Appearing on WPG Talk Radio 1450 AM with Harry Hurley last night, Guardian reiterated that argument, saying that the city’s previous tax hikes should count toward the 6 percent increase required by the state for transitional aid applicants. He also described confusion over the department’s demand that it receive the draft budget before being introduced by city council, acknowledging the two have “not had the best relationship” but maintaining the state has all along been “fully aware of what we’re doing.”“We’ve done it all ahead,” he said. “So we have eight years where we cannot raise taxes and would have met what would have been required.”
Guardian said that the city is nearly done putting together its five-year Fiscal Recovery Plan, which he said would clock in at 125 pages and will be “very, very comprehensive.” The Republican’s administration has revealed parts of the plan over the past few weeks as the city approaches the November 3 deadline, but on Monday announced a litany of new actions Guardian said it has implemented or is pursuing.
In a lengthy release, Guardian listed 26 different cost-saving and revenue-generating measures the city has undertaken to address its finances, including downsizing city government staff by around 400 full-time employees, renegotiating police and civilian labor agreements to reduce healthcare costs, and competitively bidding out city functions such as parking meter operations, payroll services, emergency dispatch, and solid waste and recycling. The letter also listed Bader Field among its revenue generates, the sale of which Guardian said would help address “the large, legacy liabilities now clouding the City's fiscal future.”
Overall, Guardian said the city anticipates millions of dollars in savings over the next several years, including $7.4 million in 2017, $12.7 million in 2018, $17 million in 2019, $17.3 million in 2020, and $18.5 million in 2021.
“This comprehensive recovery plan will include increasing revenue, reducing costs, maximizing redirected funds from casinos, receiving State aid, restructuring of debt payments, early retirement incentives, realizing the value of City owned properties and the MUA, and much more, all while maintaining Atlantic City’s sovereign right to local self-governance,” he said.
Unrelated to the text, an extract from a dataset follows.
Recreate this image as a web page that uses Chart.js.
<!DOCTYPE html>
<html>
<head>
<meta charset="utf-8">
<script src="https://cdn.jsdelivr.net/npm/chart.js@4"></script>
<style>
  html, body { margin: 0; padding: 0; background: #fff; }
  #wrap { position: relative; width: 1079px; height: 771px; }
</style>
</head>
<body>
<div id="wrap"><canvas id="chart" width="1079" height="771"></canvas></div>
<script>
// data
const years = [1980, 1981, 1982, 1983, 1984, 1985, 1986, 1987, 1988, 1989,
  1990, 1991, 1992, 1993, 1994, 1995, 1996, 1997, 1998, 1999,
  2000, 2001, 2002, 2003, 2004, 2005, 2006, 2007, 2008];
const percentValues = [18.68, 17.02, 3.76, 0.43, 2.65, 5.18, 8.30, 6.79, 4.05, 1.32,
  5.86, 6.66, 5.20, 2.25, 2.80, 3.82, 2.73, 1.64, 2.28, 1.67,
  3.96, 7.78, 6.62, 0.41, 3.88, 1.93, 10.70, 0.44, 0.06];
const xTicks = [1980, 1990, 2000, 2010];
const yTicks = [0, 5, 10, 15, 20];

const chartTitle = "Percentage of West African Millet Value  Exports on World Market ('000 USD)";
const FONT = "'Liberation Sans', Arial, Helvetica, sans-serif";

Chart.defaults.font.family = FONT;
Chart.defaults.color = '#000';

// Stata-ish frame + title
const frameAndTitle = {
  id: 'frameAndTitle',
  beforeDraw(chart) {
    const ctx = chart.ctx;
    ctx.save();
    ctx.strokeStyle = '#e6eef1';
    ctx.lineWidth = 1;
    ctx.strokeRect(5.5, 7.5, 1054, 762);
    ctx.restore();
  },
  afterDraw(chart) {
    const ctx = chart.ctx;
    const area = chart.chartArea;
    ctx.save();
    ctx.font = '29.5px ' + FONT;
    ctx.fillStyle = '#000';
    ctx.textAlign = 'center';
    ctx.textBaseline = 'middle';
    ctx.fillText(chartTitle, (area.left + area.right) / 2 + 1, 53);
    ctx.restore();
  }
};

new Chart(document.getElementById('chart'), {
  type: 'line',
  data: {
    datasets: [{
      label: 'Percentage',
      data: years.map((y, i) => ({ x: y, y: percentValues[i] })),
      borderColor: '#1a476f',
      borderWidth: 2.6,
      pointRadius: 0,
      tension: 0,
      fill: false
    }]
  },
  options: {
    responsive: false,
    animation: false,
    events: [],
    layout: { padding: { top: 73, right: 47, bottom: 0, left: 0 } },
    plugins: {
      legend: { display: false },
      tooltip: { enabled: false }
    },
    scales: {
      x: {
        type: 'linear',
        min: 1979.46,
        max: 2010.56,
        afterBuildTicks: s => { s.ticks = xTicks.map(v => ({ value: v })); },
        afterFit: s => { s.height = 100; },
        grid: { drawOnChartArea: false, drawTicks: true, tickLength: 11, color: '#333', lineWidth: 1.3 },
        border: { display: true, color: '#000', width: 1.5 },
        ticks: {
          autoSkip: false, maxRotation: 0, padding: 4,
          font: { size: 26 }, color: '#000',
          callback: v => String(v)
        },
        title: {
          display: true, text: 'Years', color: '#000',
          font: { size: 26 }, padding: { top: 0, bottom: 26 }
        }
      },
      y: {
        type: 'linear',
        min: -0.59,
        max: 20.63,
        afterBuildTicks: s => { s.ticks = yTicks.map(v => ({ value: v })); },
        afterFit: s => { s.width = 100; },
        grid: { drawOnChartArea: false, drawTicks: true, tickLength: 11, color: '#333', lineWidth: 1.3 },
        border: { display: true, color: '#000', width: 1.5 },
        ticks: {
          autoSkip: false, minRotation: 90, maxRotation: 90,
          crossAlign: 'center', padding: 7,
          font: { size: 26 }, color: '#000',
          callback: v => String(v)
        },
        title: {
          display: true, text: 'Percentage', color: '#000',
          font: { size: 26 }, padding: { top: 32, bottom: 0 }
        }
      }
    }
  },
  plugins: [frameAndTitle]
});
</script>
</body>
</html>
Despite Guardian’s assurances, however, not all city officials are happy with the way recovery efforts have been handled. In a bit of unexpected drama, city councilman Frank Gilliam called into Hurley’s show last night and questioned Guardian about the city’s financial recovery plan, accusing him of being less than transparent in his handling of the process. He said the council has not so far been briefed by Guardian’s office on the five-year plan, nor has it held any public hearings on the budget.
Gilliam has long been a critic of the Republican’s administration, having repeatedly voted against budget drafts and other proposed recovery measures, such as dissolving the MUA.
“You’re making those decisions without doing any due diligence,” Gilliam said to Guardian. “I hope this won’t be a kamikaze mission where we're informed the day of these infamous ideas that are going to save us.”
Guardian responded by saying that he’s called for a council meeting to be held today, during which he said his administration will present members with the proposal. He said the plan aims to satisfy all constituents and help “bring the city back to life.”